STATED EXERCISE — Restate the full listing word for word and leave the pictures out.

-*-

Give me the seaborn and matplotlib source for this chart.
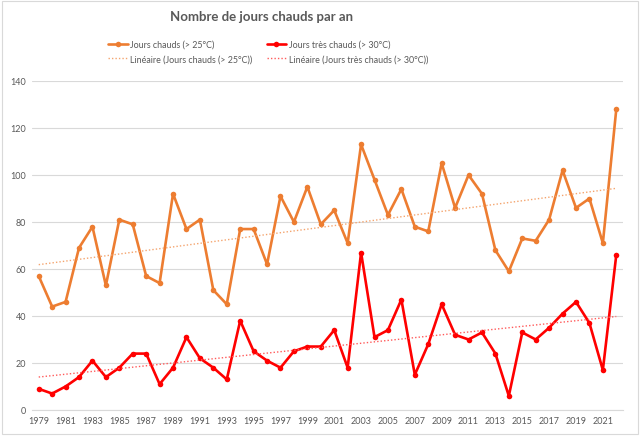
import matplotlib.pyplot as plt
import seaborn as sns
import pandas as pd
from matplotlib.patches import Rectangle

years = list(range(1979, 2023))
jours_chauds = [57, 44, 46, 69, 78, 53, 81, 79, 57, 54, 92, 77, 81, 51, 45, 77, 77, 62, 91, 80, 95, 79,
                85, 71, 113, 98, 83, 94, 78, 76, 105, 86, 100, 92, 68, 59, 73, 72, 81, 102, 86, 90, 71, 128]
jours_tres_chauds = [9, 7, 10, 14, 21, 14, 18, 24, 24, 11, 18, 31, 22, 18, 13, 38, 25, 21, 18, 25, 27, 27,
                     34, 18, 67, 31, 34, 47, 15, 28, 45, 32, 30, 33, 24, 6, 33, 30, 35, 41, 46, 37, 17, 66]
year_ticks = list(range(1979, 2022, 2))
y_ticks = [0, 20, 40, 60, 80, 100, 120, 140]
legend_labels = ['Jours chauds (> 25°C)', 'Linéaire (Jours chauds (> 25°C))',
                 'Jours très chauds (> 30°C)', 'Linéaire (Jours très chauds (> 30°C))']

df = pd.DataFrame({'annee': years, 'chauds': jours_chauds, 'tres_chauds': jours_tres_chauds})

sns.set_style('white')
plt.rcParams['font.family'] = ['Lato', 'DejaVu Sans']

orange = '#ED7D31'
red = '#FF0000'
grey = '#595959'

fig = plt.figure(figsize=(6.4, 4.39), dpi=100)
ax = fig.add_axes([32 / 640, 1 - 411 / 439, (623 - 32) / 640, (411 - 82) / 439])

sns.lineplot(data=df, x='annee', y='chauds', ax=ax, color=orange, lw=1.9, marker='o',
             markersize=4, markeredgewidth=0)
sns.regplot(data=df, x='annee', y='chauds', ax=ax, scatter=False, ci=None,
            line_kws=dict(color='#F4A46E', lw=1, ls=(0, (1, 1.5))))
sns.lineplot(data=df, x='annee', y='tres_chauds', ax=ax, color=red, lw=1.9, marker='o',
             markersize=4, markeredgewidth=0)
sns.regplot(data=df, x='annee', y='tres_chauds', ax=ax, scatter=False, ci=None,
            line_kws=dict(color='#FF5A5A', lw=1, ls=(0, (1, 1.5))))

ax.set_xlim(1978.5, 2022.5)
ax.set_ylim(0, 140)
ax.set_xticks(year_ticks)
ax.set_xticklabels([str(y) for y in year_ticks])
ax.set_yticks(y_ticks)
ax.tick_params(axis='both', length=0, labelsize=6.5, labelcolor=grey, pad=4)
ax.grid(axis='y', color='#D9D9D9', lw=0.8)
ax.set_axisbelow(True)
for s in ['top', 'right', 'left']:
    ax.spines[s].set_visible(False)
ax.spines['bottom'].set_color('#D9D9D9')
ax.spines['bottom'].set_linewidth(0.8)
ax.set_xlabel('')
ax.set_ylabel('')

handles = list(ax.lines[:4])
fig.legend(handles, legend_labels, ncol=2,
           loc='upper left', bbox_to_anchor=(100 / 640, 1 - 33 / 439), frameon=False,
           fontsize=6.4, labelcolor=grey, handlelength=2.2, handletextpad=0.3,
           columnspacing=1.6, labelspacing=0.6)

fig.text(262 / 640, 1 - 17 / 439, 'Nombre de jours chauds par an', ha='center', va='center',
         fontsize=9.5, fontweight='bold', color=grey)

fig.patches.append(Rectangle((2 / 640, 4 / 439), 1 - 4 / 640, 1 - 6 / 439, transform=fig.transFigure,
                             fill=False, ec='#D9D9D9', lw=0.8))

fig.savefig('out.png', dpi=100)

-*-

RESPONSE TO THE TASK —
Give me the seaborn and matplotlib source for this chart.
import matplotlib.pyplot as plt
import seaborn as sns
import pandas as pd
from matplotlib.patches import Rectangle

years = list(range(1979, 2023))
jours_chauds = [57, 44, 46, 69, 78, 53, 81, 79, 57, 54, 92, 77, 81, 51, 45, 77, 77, 62, 91, 80, 95, 79,
                85, 71, 113, 98, 83, 94, 78, 76, 105, 86, 100, 92, 68, 59, 73, 72, 81, 102, 86, 90, 71, 128]
jours_tres_chauds = [9, 7, 10, 14, 21, 14, 18, 24, 24, 11, 18, 31, 22, 18, 13, 38, 25, 21, 18, 25, 27, 27,
                     34, 18, 67, 31, 34, 47, 15, 28, 45, 32, 30, 33, 24, 6, 33, 30, 35, 41, 46, 37, 17, 66]
year_ticks = list(range(1979, 2022, 2))
y_ticks = [0, 20, 40, 60, 80, 100, 120, 140]
legend_labels = ['Jours chauds (> 25°C)', 'Linéaire (Jours chauds (> 25°C))',
                 'Jours très chauds (> 30°C)', 'Linéaire (Jours très chauds (> 30°C))']

df = pd.DataFrame({'annee': years, 'chauds': jours_chauds, 'tres_chauds': jours_tres_chauds})

sns.set_style('white')
plt.rcParams['font.family'] = ['Lato', 'DejaVu Sans']

orange = '#ED7D31'
red = '#FF0000'
grey = '#595959'

fig = plt.figure(figsize=(6.4, 4.39), dpi=100)
ax = fig.add_axes([32 / 640, 1 - 411 / 439, (623 - 32) / 640, (411 - 82) / 439])

sns.lineplot(data=df, x='annee', y='chauds', ax=ax, color=orange, lw=1.9, marker='o',
             markersize=4, markeredgewidth=0)
sns.regplot(data=df, x='annee', y='chauds', ax=ax, scatter=False, ci=None,
            line_kws=dict(color='#F4A46E', lw=1, ls=(0, (1, 1.5))))
sns.lineplot(data=df, x='annee', y='tres_chauds', ax=ax, color=red, lw=1.9, marker='o',
             markersize=4, markeredgewidth=0)
sns.regplot(data=df, x='annee', y='tres_chauds', ax=ax, scatter=False, ci=None,
            line_kws=dict(color='#FF5A5A', lw=1, ls=(0, (1, 1.5))))

ax.set_xlim(1978.5, 2022.5)
ax.set_ylim(0, 140)
ax.set_xticks(year_ticks)
ax.set_xticklabels([str(y) for y in year_ticks])
ax.set_yticks(y_ticks)
ax.tick_params(axis='both', length=0, labelsize=6.5, labelcolor=grey, pad=4)
ax.grid(axis='y', color='#D9D9D9', lw=0.8)
ax.set_axisbelow(True)
for s in ['top', 'right', 'left']:
    ax.spines[s].set_visible(False)
ax.spines['bottom'].set_color('#D9D9D9')
ax.spines['bottom'].set_linewidth(0.8)
ax.set_xlabel('')
ax.set_ylabel('')

handles = list(ax.lines[:4])
fig.legend(handles, legend_labels, ncol=2,
           loc='upper left', bbox_to_anchor=(100 / 640, 1 - 33 / 439), frameon=False,
           fontsize=6.4, labelcolor=grey, handlelength=2.2, handletextpad=0.3,
           columnspacing=1.6, labelspacing=0.6)

fig.text(262 / 640, 1 - 17 / 439, 'Nombre de jours chauds par an', ha='center', va='center',
         fontsize=9.5, fontweight='bold', color=grey)

fig.patches.append(Rectangle((2 / 640, 4 / 439), 1 - 4 / 640, 1 - 6 / 439, transform=fig.transFigure,
                             fill=False, ec='#D9D9D9', lw=0.8))

fig.savefig('out.png', dpi=100)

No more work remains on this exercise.